Load up on water, food and ammo.

All hell is going to break lose. :(

tsptalk
07-22-2005, 11:57 PM
Can you explain that one for us DMA?

Thanks!

07-23-2005, 12:19 AM
No worries Tom.

Other central banks would load up on Chinese 10 years even if the yield is only 1%. Why? Because of currency appreciate.

For example China's currency can go up .30% per day.

Since China has the strongest balance sheet in the world, ie. they are not 90T in debt. Their currency will sky rocket. I am guessing it is 30-40% undervalued right now.

It has gone up 3% in two days against the USD.

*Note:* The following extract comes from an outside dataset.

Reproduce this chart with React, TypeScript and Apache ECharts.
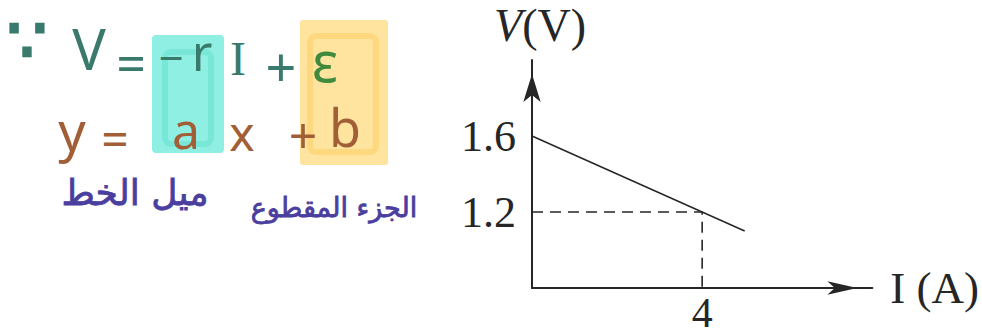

So foreign central banks will stop buying U.S. debt and diversity out of it, i.e. slowly sell them on the open market. So to attract them the U.S. would have to rise the interest rates on the 10 year bond. However, through the lose of currency appreciate lose the U.S. 10 year will not be attractive even if the yield was 20%. Why because in 10 years the China 10 year bond currency conversion could go up 30%.

Does that make sense? If not, I can explain it in a more macro way.

I expect the Chinese will issue a bond within two years if we keep on them. Notice what they are doing now? They are making U.S. companies over pay for other U.S> companies. So in two years they can come in and scoop up two companies for the price of one and not have to pay for two merger deals. Brilliant.